Given material
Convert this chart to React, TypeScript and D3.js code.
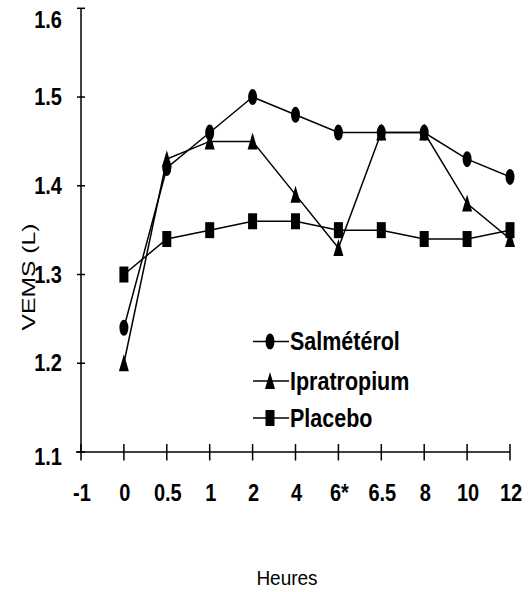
import React, { useRef, useEffect } from 'react';
import * as d3 from 'd3';

const hours = ['-1', '0', '0.5', '1', '2', '4', '6*', '6.5', '8', '10', '12'];
const yTicks = [1.1, 1.2, 1.3, 1.4, 1.5, 1.6];

// values from hour "0" onwards (nothing at -1)
const salmeterol = [1.24, 1.42, 1.46, 1.5, 1.48, 1.46, 1.46, 1.46, 1.43, 1.41];
const ipratropium = [1.2, 1.43, 1.45, 1.45, 1.39, 1.33, 1.46, 1.46, 1.38, 1.34];
const placebo = [1.3, 1.34, 1.35, 1.36, 1.36, 1.35, 1.35, 1.34, 1.34, 1.35];

const seriesNames = ['Salmétérol', 'Ipratropium', 'Placebo'];
const seriesShapes = ['circle', 'triangle', 'square'];

const FONT = '"Liberation Sans", Arial, sans-serif';
const SY = 1.17;

const App: React.FC = () => {
  const svgRef = useRef<SVGSVGElement | null>(null);

  useEffect(() => {
    const svg = d3.select(svgRef.current!);
    svg.selectAll('*').remove();

    const x = d3.scalePoint<string>().domain(hours).range([81, 510]);
    const y = d3.scaleLinear().domain([1.1, 1.6]).range([452, 8.3]);

    const drawMarker = (g: d3.Selection<SVGGElement, unknown, null, undefined>, shape: string, cx: number, cy: number) => {
      if (shape === 'circle') {
        g.append('ellipse').attr('cx', cx).attr('cy', cy).attr('rx', 4.5).attr('ry', 8).attr('fill', '#000');
      } else if (shape === 'square') {
        g.append('rect').attr('x', cx - 4.5).attr('y', cy - 8).attr('width', 9).attr('height', 16).attr('fill', '#000');
      } else {
        g.append('path')
          .attr('d', `M${cx},${cy - 9}L${cx + 5},${cy + 8}L${cx - 5},${cy + 8}Z`)
          .attr('fill', '#000');
      }
    };

    // y axis
    svg.append('line')
      .attr('x1', 81).attr('x2', 81).attr('y1', y(1.6)).attr('y2', y(1.1))
      .attr('stroke', '#000').attr('stroke-width', 1.5);
    yTicks.forEach((t) => {
      svg.append('line')
        .attr('x1', 77).attr('x2', 85).attr('y1', y(t)).attr('y2', y(t))
        .attr('stroke', '#000').attr('stroke-width', 1.5);
      // end labels are nudged inside / below the frame as in the original
      let ly = y(t) + 8;
      if (t === 1.6) ly += 12;
      if (t === 1.1) ly += 5;
      svg.append('text')
        .attr('transform', `translate(62,${ly}) scale(1,${SY})`)
        .attr('text-anchor', 'end')
        .attr('font-family', FONT).attr('font-weight', 'bold').attr('font-size', 20)
        .text(d3.format('.1f')(t));
    });

    // x axis
    svg.append('line')
      .attr('x1', 76).attr('x2', x('12')!).attr('y1', 452).attr('y2', 452)
      .attr('stroke', '#000').attr('stroke-width', 1.5);
    hours.forEach((h) => {
      const px = x(h)!;
      svg.append('line')
        .attr('x1', px).attr('x2', px).attr('y1', 444).attr('y2', 460.5)
        .attr('stroke', '#000').attr('stroke-width', 1.5);
      svg.append('text')
        .attr('transform', `translate(${px + 1},500.5) scale(1,${SY})`)
        .attr('text-anchor', 'middle')
        .attr('font-family', FONT).attr('font-weight', 'bold').attr('font-size', 20)
        .text(h);
    });

    // series
    const all = [salmeterol, ipratropium, placebo];
    const cats = hours.slice(1);
    const line = d3.line<number>()
      .x((_, i) => x(cats[i])!)
      .y((d) => y(d));

    all.forEach((vals, si) => {
      const g = svg.append('g');
      g.append('path')
        .datum(vals)
        .attr('fill', 'none')
        .attr('stroke', '#000')
        .attr('stroke-width', 1.5)
        .attr('d', line);
      vals.forEach((v, i) => drawMarker(g, seriesShapes[si], x(cats[i])!, y(v)));
    });

    // legend
    const legendY = [341.5, 381, 418];
    seriesNames.forEach((name, i) => {
      const g = svg.append('g');
      g.append('line')
        .attr('x1', 253).attr('x2', 289).attr('y1', legendY[i]).attr('y2', legendY[i])
        .attr('stroke', '#000').attr('stroke-width', 1.5);
      drawMarker(g, seriesShapes[i], 270, legendY[i]);
      g.append('text')
        .attr('transform', `translate(290,${legendY[i] + 8.5}) scale(1,${SY})`)
        .attr('font-family', FONT).attr('font-weight', 'bold').attr('font-size', 21.5)
        .text(name);
    });

    // axis titles
    svg.append('text')
      .attr('transform', 'translate(35,277) rotate(-90) scale(1.3,1)')
      .attr('text-anchor', 'middle')
      .attr('font-family', FONT).attr('font-size', 19)
      .text('VEMS (L)');

    svg.append('text')
      .attr('transform', `translate(287,585) scale(1,1.1)`)
      .attr('text-anchor', 'middle')
      .attr('font-family', FONT).attr('font-size', 19)
      .text('Heures');
  }, []);

  return (
    <svg
      ref={svgRef}
      width={529}
      height={592}
      style={{ position: 'absolute', left: 0, top: 0, background: '#fff' }}
    />
  );
};

export default App;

What you should do
Only the lines from the top of the data through the line with "const y = d3.scaleLinear().domain([1.1, 1.6]).range([452, 8.3]);" should be quoted, exactly and with both ends kept; skip the pictures.

Full response
Convert this chart to React, TypeScript and D3.js code.
import React, { useRef, useEffect } from 'react';
import * as d3 from 'd3';

const hours = ['-1', '0', '0.5', '1', '2', '4', '6*', '6.5', '8', '10', '12'];
const yTicks = [1.1, 1.2, 1.3, 1.4, 1.5, 1.6];

// values from hour "0" onwards (nothing at -1)
const salmeterol = [1.24, 1.42, 1.46, 1.5, 1.48, 1.46, 1.46, 1.46, 1.43, 1.41];
const ipratropium = [1.2, 1.43, 1.45, 1.45, 1.39, 1.33, 1.46, 1.46, 1.38, 1.34];
const placebo = [1.3, 1.34, 1.35, 1.36, 1.36, 1.35, 1.35, 1.34, 1.34, 1.35];

const seriesNames = ['Salmétérol', 'Ipratropium', 'Placebo'];
const seriesShapes = ['circle', 'triangle', 'square'];

const FONT = '"Liberation Sans", Arial, sans-serif';
const SY = 1.17;

const App: React.FC = () => {
  const svgRef = useRef<SVGSVGElement | null>(null);

  useEffect(() => {
    const svg = d3.select(svgRef.current!);
    svg.selectAll('*').remove();

    const x = d3.scalePoint<string>().domain(hours).range([81, 510]);
    const y = d3.scaleLinear().domain([1.1, 1.6]).range([452, 8.3]);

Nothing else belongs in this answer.